We loved this app, because we chose to re-tell the story of little red riding hood, and this app happened to have all the scenes, animals, people and outfits we needed to recreate this story. The app is extremely user friendly, you can just pick and choose items from the menu on the left, put them where you want, re-size using two fingers, and the app does the rest for you! In terms of the Early Years or Key Stage 1 classroom, I believe this would be perfect. The children can relate to the felt, as they may have had experience layering felt to make pictures already, but it is also so simple to use that they could easily make a few different scenes to then make into a story. This app is extremely cross-curricular, and would be great in the Early Years to develop the fine motor skills.
The only negative I found from this app is the fact that when you have created a scene, you can take a picture of this, but you are limited as to what you can do with the picture. However, this is easily fixed! When you have taken a picture of each scene, this adds to your camera roll, these can then be added into the iMovie app for example, to carry on the story telling. We chose to use iMovie to turn our story telling images into a trailer.
Unfortunately, we ran out of time to turn our scenes into a story using a different app, so this will be continued next week, and the resulting iMovie will be posted during Session 2!
[Image: http://igloobooks.com/browse-books/ebooks/ibooks/noisy-readers-littlered.html#.VDLH6vldXlQ [online] Accessed:06/10/2014].
Do young children need access to computers as much as they need to play with sand and water?
Preston, C. and Scott Baker, M. Do young children need access to computers as much as they need to play with sand and water? In: Burden, K. Leask, M. & Younie, S. (Eds.). (2014). Teaching and Learning Using ICT in the Primary School. Taylor & Francis
[ image: http://www.equip4work.co.uk/shop/seaweenies-sand-water-play-table.html. Accessed: 06/10/14]
This is a very interesting article which discusses the use of ICT within the classroom, as well as the role of the adult within this.
This article suggests that schools value new recruits to teaching, (as I will be next year) as having a good knowledge of ICT and being able to use this within the school, as well as being able to teach these skills to the other colleagues within the school. However, due to the constant stream of new programmes, apps, and technology being introduced constantly, I believe there should be support / training available for staff more often to ensure they are kept up to date, and therefore the children in their class can receive the greatest benefits from this too.
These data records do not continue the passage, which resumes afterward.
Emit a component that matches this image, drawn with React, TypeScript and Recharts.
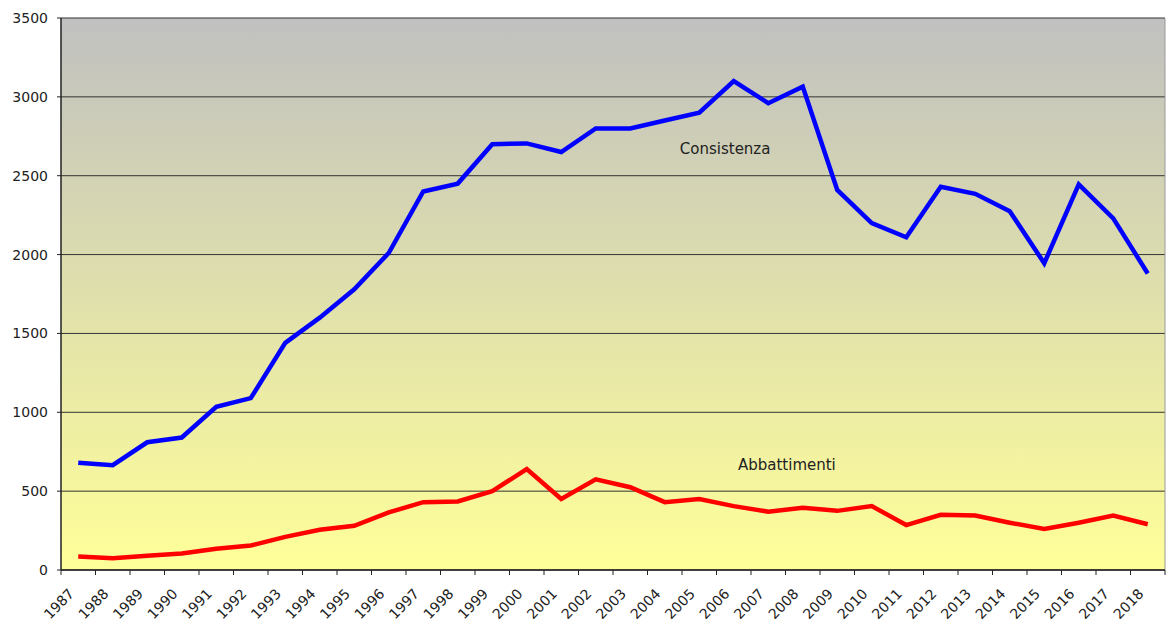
import React from 'react';
import { LineChart, Line, XAxis, YAxis, CartesianGrid, ReferenceLine, ReferenceDot } from 'recharts';

const years = [
  '1987', '1988', '1989', '1990', '1991', '1992', '1993', '1994', '1995', '1996', '1997',
  '1998', '1999', '2000', '2001', '2002', '2003', '2004', '2005', '2006', '2007', '2008',
  '2009', '2010', '2011', '2012', '2013', '2014', '2015', '2016', '2017', '2018',
];

const consistenza = [
  680, 665, 810, 840, 1035, 1090, 1440, 1600, 1780, 2010, 2400,
  2450, 2700, 2705, 2650, 2800, 2800, 2850, 2900, 3100, 2960, 3065,
  2410, 2200, 2110, 2430, 2385, 2275, 1945, 2445, 2230, 1880,
];

const abbattimenti = [
  85, 75, 90, 105, 135, 155, 210, 255, 280, 365, 430,
  435, 500, 640, 450, 575, 525, 430, 450, 405, 370, 395,
  375, 405, 285, 350, 345, 300, 260, 300, 345, 290,
];

const yTicks = [0, 500, 1000, 1500, 2000, 2500, 3000, 3500];

// x runs over category slots: point i sits in the middle of slot [i, i+1]
const data = years.map((year, i) => ({
  pos: i + 0.5,
  year,
  consistenza: consistenza[i],
  abbattimenti: abbattimenti[i],
}));
const edgeTicks = Array.from({ length: years.length + 1 }, (_, i) => i);

const W = 1169;
const H = 628;
const LEFT = 61;
const RIGHT = 4;
const STEP = (W - LEFT - RIGHT) / years.length;
const FONT = '"DejaVu Sans", Verdana, sans-serif';

const EdgeTick = (props: any) => {
  const { x, y, payload } = props;
  const i = payload.value as number;
  const label = years[i];
  const lx = x + STEP / 2 - 7;
  const ly = y + 21;
  return (
    <g>
      <line x1={x} y1={y} x2={x} y2={y + 5} stroke="#222" strokeWidth={1} />
      {label && (
        <text
          x={lx}
          y={ly}
          textAnchor="end"
          dominantBaseline="central"
          transform={`rotate(-46 ${lx} ${ly})`}
          fontSize={14}
          fontFamily={FONT}
          fill="#222"
        >
          {label}
        </text>
      )}
    </g>
  );
};

export default function App() {
  return (
    <div style={{ position: 'absolute', left: 0, top: 0, width: W, height: H, background: '#fff' }}>
      <LineChart width={W} height={H} data={data} margin={{ top: 18, right: RIGHT, bottom: 0, left: 0 }}>
        <defs>
          <linearGradient id="bg" x1="0" y1="0" x2="0" y2="1">
            <stop offset="0%" stopColor="#c0c0c0" />
            <stop offset="100%" stopColor="#ffff99" />
          </linearGradient>
        </defs>
        <CartesianGrid vertical={false} stroke="#333" fill="url(#bg)" fillOpacity={1} />
        <XAxis
          type="number"
          dataKey="pos"
          domain={[0, years.length]}
          ticks={edgeTicks}
          interval={0}
          height={H - 18 - 552}
          tickSize={0}
          tickMargin={0}
          tickLine={false}
          tick={<EdgeTick />}
          axisLine={{ stroke: '#222', strokeWidth: 1.5 }}
        />
        <YAxis
          domain={[0, 3500]}
          ticks={yTicks}
          interval={0}
          width={LEFT}
          tickSize={4}
          tickMargin={9}
          tickLine={{ stroke: '#222' }}
          axisLine={{ stroke: '#222', strokeWidth: 1.5 }}
          tick={{ fontSize: 14, fontFamily: FONT, fill: '#222' }}
        />
        <ReferenceLine x={years.length} stroke="#999" />
        <Line
          type="linear"
          dataKey="consistenza"
          stroke="#0000ff"
          strokeWidth={4.5}
          dot={false}
          isAnimationActive={false}
        />
        <Line
          type="linear"
          dataKey="abbattimenti"
          stroke="#ff0000"
          strokeWidth={4.5}
          dot={false}
          isAnimationActive={false}
        />
        <ReferenceDot
          x={19.25}
          y={2670}
          r={0}
          label={{ value: 'Consistenza', position: 'center', fontSize: 15, fontFamily: FONT, fill: '#222' }}
        />
        <ReferenceDot
          x={21.04}
          y={666}
          r={0}
          label={{ value: 'Abbattimenti', position: 'center', fontSize: 15, fontFamily: FONT, fill: '#222' }}
        />
      </LineChart>
    </div>
  );
}
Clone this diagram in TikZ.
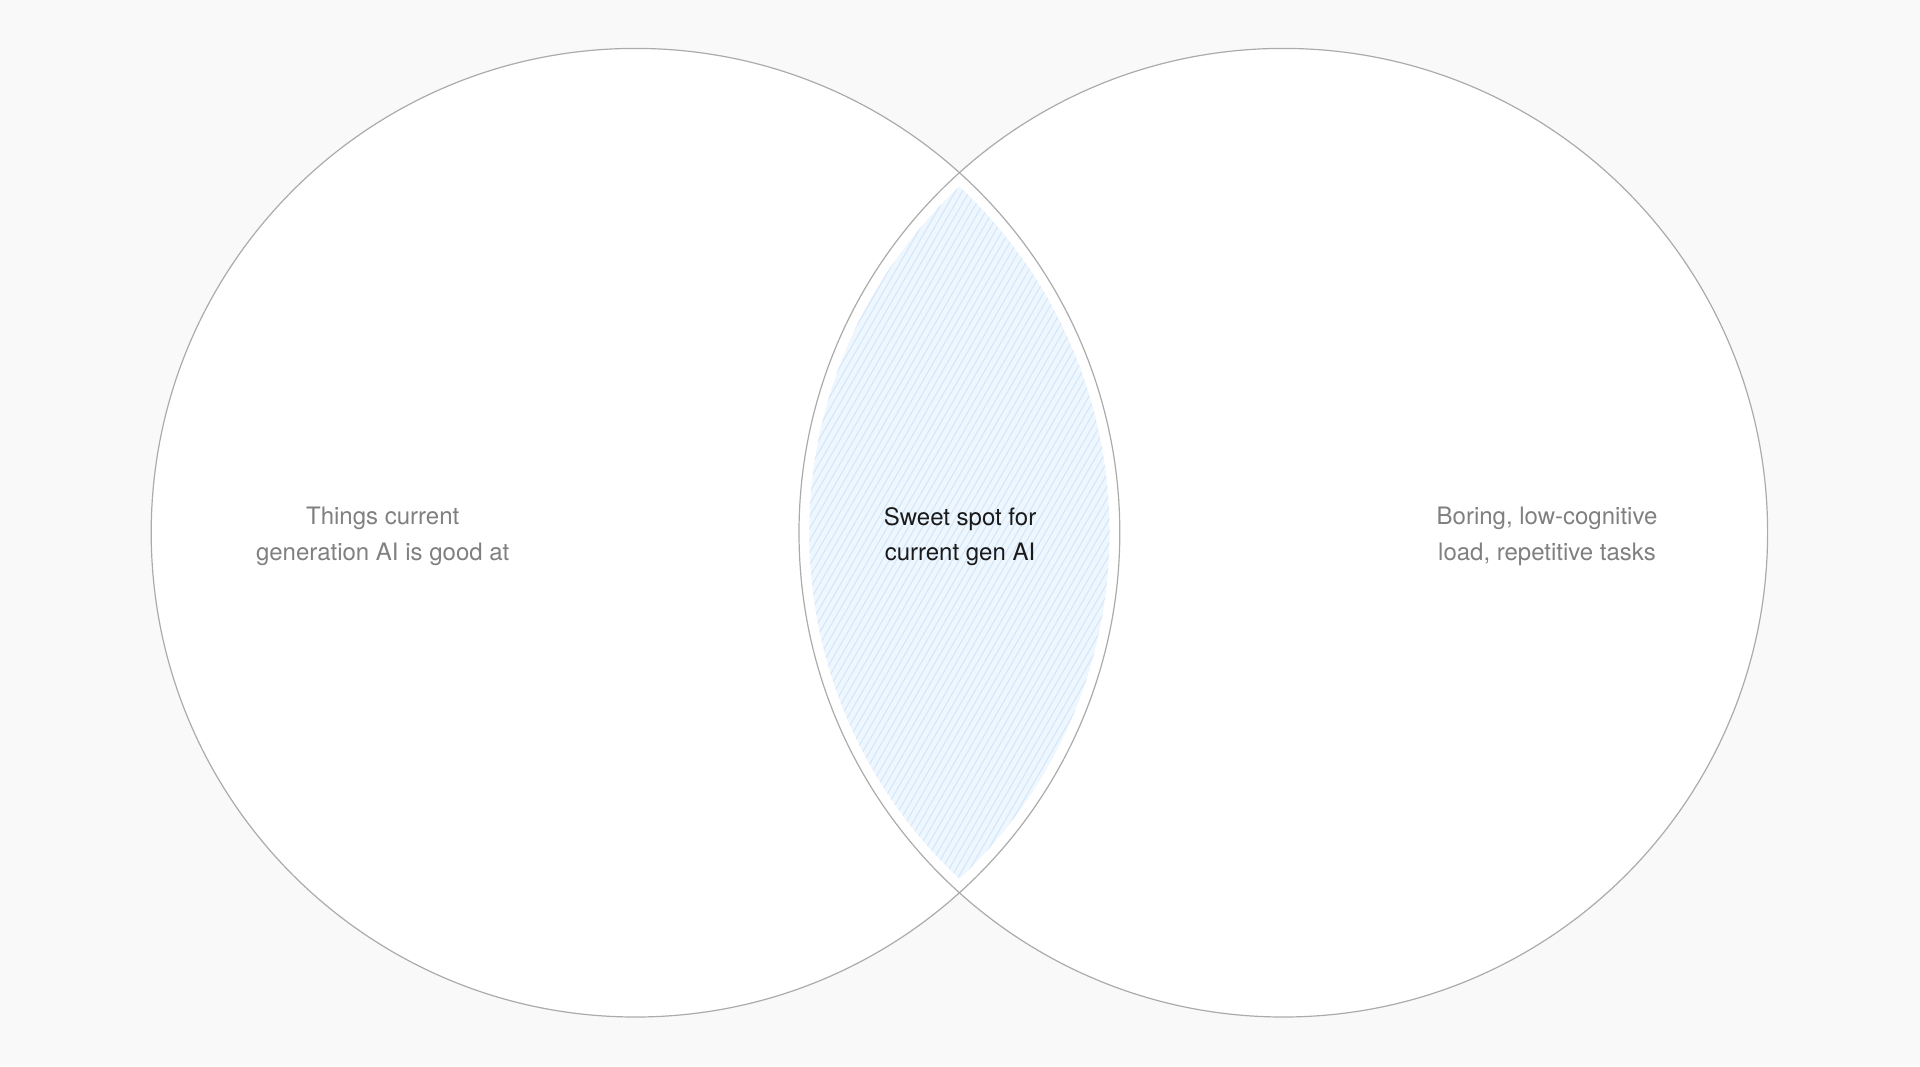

A major benefit of technology, which this article discusses, is the fact that if children are lacking in reading / writing skills, apps / computer programmes give them the ability to carry out activities which could be difficult for them usually. For example, activities which involve clicking and dragging words into sentences for children that may struggle to write but can read well. As well as this example, there are a huge amount of other benefits which children can gain from, by using technology during the school day.
However, as well as using ICT regularly, children also need to carry out the physical activities that do not involve ICT, for example exploring with different textures, learning to write using a pencil and playing sports. All these things will give children the skills they will need in later life that cannot be learnt by using an iPad for example.
From this article, I think it is clear that technology within the classroom can be extremely beneficial, and all teachers should feel confident in using this to enhance children’s learning. However, I believe that enhance is the key word, as there should be a definite balance between using ICT, as well as other techniques of teaching and learning which is non-ICT based. Learning should take into account the different learning styles of all children, and it is an excellent way to deepen the knowledge children already have.